Cash ISA Guide

A Cash ISA should be the first consideration for any UK-based saver, as they allow you to deposit a set amount each year, and earn interest on it tax free.

The amount you can save changes every financial year, but currently it stands at £3,600 tax-free for under fifties, and £5,100 for those over fifty. However, this is due to change in April 2010, to allow all savers to be eligible for a cash ISA to deposit £5,100 tax free.

The main question people ask when first introduced to a cash ISA is “how do they differ from standard savings accounts, then?” The answer is actually very simple. Those saving in a standard savings account will pay 20% of interest earned to the taxman each year, and for higher earners that figure jumps to 40%.

A Cash ISA, however, lets you keep every penny of interest you've earned, and as a result it's very rare that an ISA will pay less interest than a regular saver. Don't be fooled by interest rates either – although a regular saver account at 3.5% AER would earn more gross interest than an ISA at 3%, the interest earned in the ISA would not go to the tax man. A higher rate tax payer would need a regular saver account with an interest rate of 5% to earn the same amount.

Another commonly held belief is that an ISA needs to be held for a specific period of time before the saver will benefit from the tax free savings: Providing the terms of the product allow it – and many do – you can withdraw money without losing tax benefits on the rest of the money in the account.

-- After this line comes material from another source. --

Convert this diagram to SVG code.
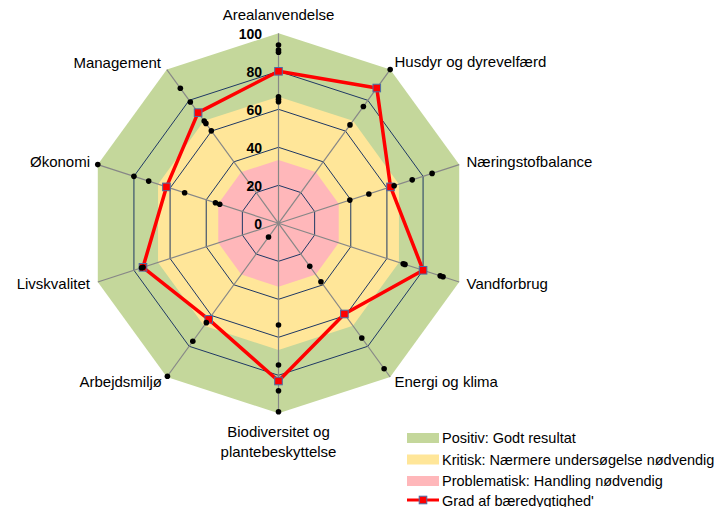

As most readers are likely aware, interest rates are fluctuating wildly at the moment, and this means that keeping abreast of what providers are offering – and possibly even switching account providers – is something that you should be prepared to do. Changing an ISA is not quite as simple as switching a standard savings account however; if you were to withdraw all the money from an ISA, you would immediately lose all the tax benefits. As a result of this, you should complete an ISA transfer form with your new provider, who will then communicate with your old provider and get the accounts transferred, keeping your tax benefits intact. As a note; an ISA from a previous tax year can be split between cash and shares ISAs, whereas one taken out during the current financial year cannot.

As the years have gone on, ISAs (and their predecessors) have become less and less complex, although they have also changed names. For example, a few years ago you could take out a Mini ISA or a Maxi ISA- these have now been abandoned. If you had a Mini ISA, the balance will have been transferred to a cash ISA, and if you had a Maxi ISA the cash element will now be in a cash ISA, and the shares amount in a stocks and shares ISA. Similarly, if you had a PEP, this will have been converted into a cash ISA (but check the interest rate, they tend to be low), and a TESSA will have been converted to a stocks and shares ISA.

Before committing to a cash ISA account, make sure you shop around first. As shown above, Cash ISAs can make a huge difference to your savings, so finding the right one with a good interest rate is paramount.